Books have always been precious.  A while back I went to visit the chained library in Wimbourne Minster .  This made books available to ordinary people, because they were too expensive to own.  So instead of lending them out they chained them to the shelves.

And the next evolution was the public library.  But now they are closing too (cue the brilliant speech by Philip Pullman, in defence of just as doomed a cause).

And when it opened Waterstone’s had the same ethos at its heart; bringing books to the masses.  Making them more and more accessible.

Now why can’t that still be brought through?  The same spirit should resonate just as truly today as it once did.  And there should still be a role for the brand to be the facilitator of that idea.

Now, I don’t know how this could manifest itself in today’s world.  But I have a hunch that there has to be a way for a brand like Waterstone’s to reinvent itself and remain relevant.

And I have a hunch that this lies in its credibility as an expert and as a place to recommend and get recommendations.  To share a love of books.  And to discover new ones.  Back in the day it was the place you went to find new authors. So why can’t this translate into some sort of social network – an online continuation of the spirit of the brand?

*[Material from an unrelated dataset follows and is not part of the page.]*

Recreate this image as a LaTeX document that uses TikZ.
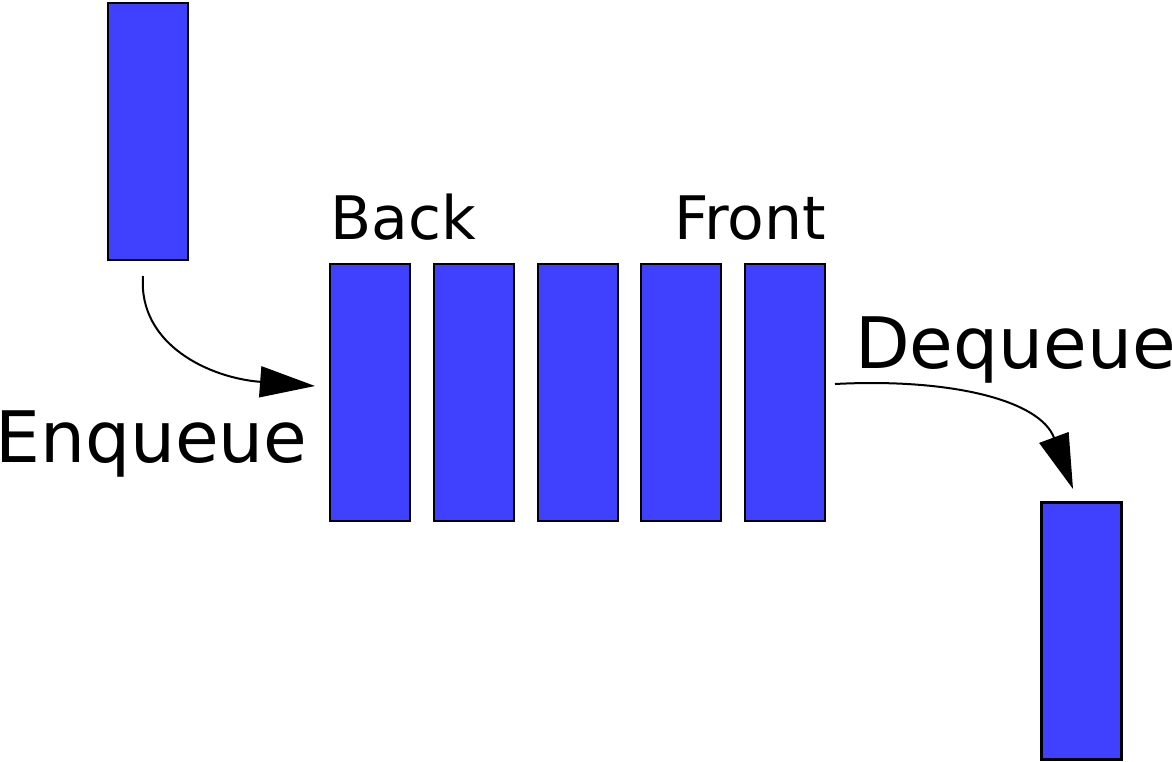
\documentclass[tikz,border=0pt]{standalone}
\usepackage{fontspec}
\setmainfont{DejaVu Sans}
\usetikzlibrary{arrows.meta}
\definecolor{qblue}{HTML}{4040FF}
\begin{document}
\begin{tikzpicture}[x=1pt,y=-1pt,
  item/.style={draw=black,line width=2.4pt,fill=qblue,minimum width=80pt,minimum height=257pt,inner sep=0pt,outer sep=0pt},
  lbl/.style={anchor=base west,inner sep=0pt,font=\fontsize{60}{70}\selectfont},
  biglbl/.style={anchor=base west,inner sep=0pt,font=\fontsize{71}{84}\selectfont},
  flow/.style={line width=2pt,-{Triangle[length=55pt,width=31pt]}}]
\useasboundingbox (0,0) rectangle (1172,762);
\node[item] (in) at (148,131.5) {};
\node[item] (q1) at (370,392.5) {};
\node[item] (q2) at (474,392.5) {};
\node[item] (q3) at (578,392.5) {};
\node[item] (q4) at (681,392.5) {};
\node[item] (q5) at (785,392.5) {};
\node[item] (out) at (1081.5,631) {};
\node[lbl] (back) at (330,240) {Back};
\node[lbl] (front) at (674,240) {Front};
\node[biglbl] (enq) at (-5,462) {Enqueue};
\node[biglbl] (deq) at (855,368) {Dequeue};
\coordinate (es) at (143,276);
\coordinate (ee) at (315,386);
\coordinate (ds) at (835,384);
\coordinate (de) at (1073,489);
\draw[flow] (es) .. controls (138,345) and (210,378) .. (ee);
\draw[flow] (ds) .. controls (950,378) and (1040,400) .. (de);
\end{tikzpicture}
\end{document}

Yes, it would involve the scaling back of the high street presence – but there would still be a place for somewhere you could drop in for ideas.

And surely Amazon is diluting its proposition – becoming a more general retailer?

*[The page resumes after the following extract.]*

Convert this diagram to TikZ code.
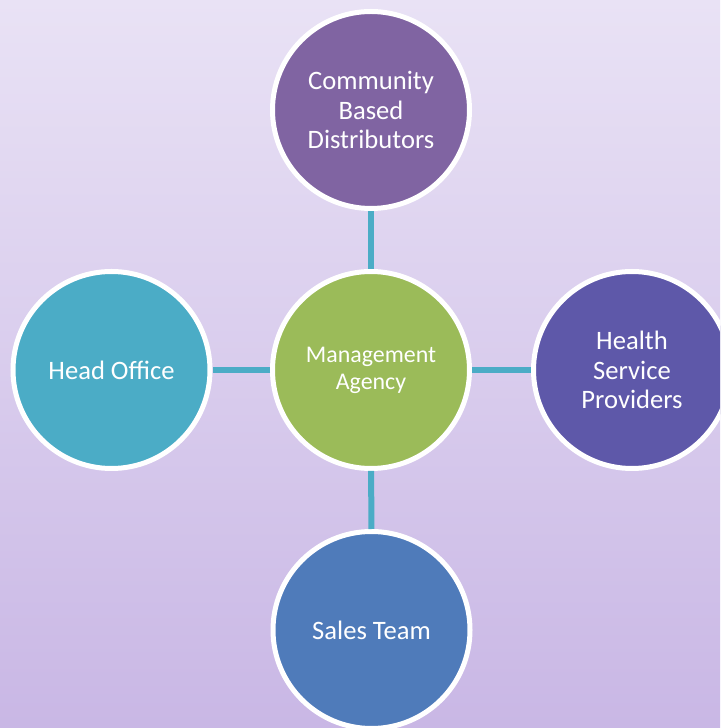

Plus what made Amazon so refreshing in the first place seems to be ebbing away (their utterly atrocious customer service has left a sour taste in my mouth the last few times I’ve ordered from them. Paying for first class delivery should not mean the delivery arriving ten days later, and they should check their records before demanding the return of products that were sent back recorded delivery months before)

There has to be a space for Waterstone’s to thrive here

Some very random musings.  No obituary yet though.  I’ll carry on being an optimist!

* The thing I find really sad is that this news has come out on the same day that the BBC reports that children read too few books.  Well, they have some anecdotal evidence that points that way, but the sad thing is the 90% of teenagers end up studying the same book.  And they end up studying it because it is short.

4 Comments leave one →
  1. March 29, 2011 9:55 am

    I’d love to see Waterstones reposition itself as a place to meet and Talk. Capital T intended. A space conducive to having a really good discussion with like minded friends about the stuff that matters. Surrounded by amazing books about the stuff that you yet don’t know matters.

    Waterstones could be the kind of place where creative and digital and knitting and foodie and parenting and businessey types chose to meet and put the world to rights. Perhaps it needs to stop thinking like a bookshop and start thinking like a member’s club?

    • March 31, 2011 12:45 pm

      Yes, I agree. A social networking space both on and offline. I still think that there is a real place for the books side of things as well though – just trying to work out in my own head how this might work.

      There might be a need to reposition stores – no longer high street, but more convenience – train stations, airports, places where people are waiting and want to browse something. Places where people are open to suggestions and ideas rather than focused on a task in hand. That’s always been the best thing about Waterstone’s as far as I’m concerned – the ability to find something unexpected and new, rather than finding exactly what you are looking for.

      And maybe there is something in the library role as well. With libraries shutting there must be a lot of displaced readers. I was reading about an airport that was leaving Kindle-esque ereaders around for people to pick up and flick through like a magazine. Maybe there is something in that as well.

      Hoping that something will happen to save it though!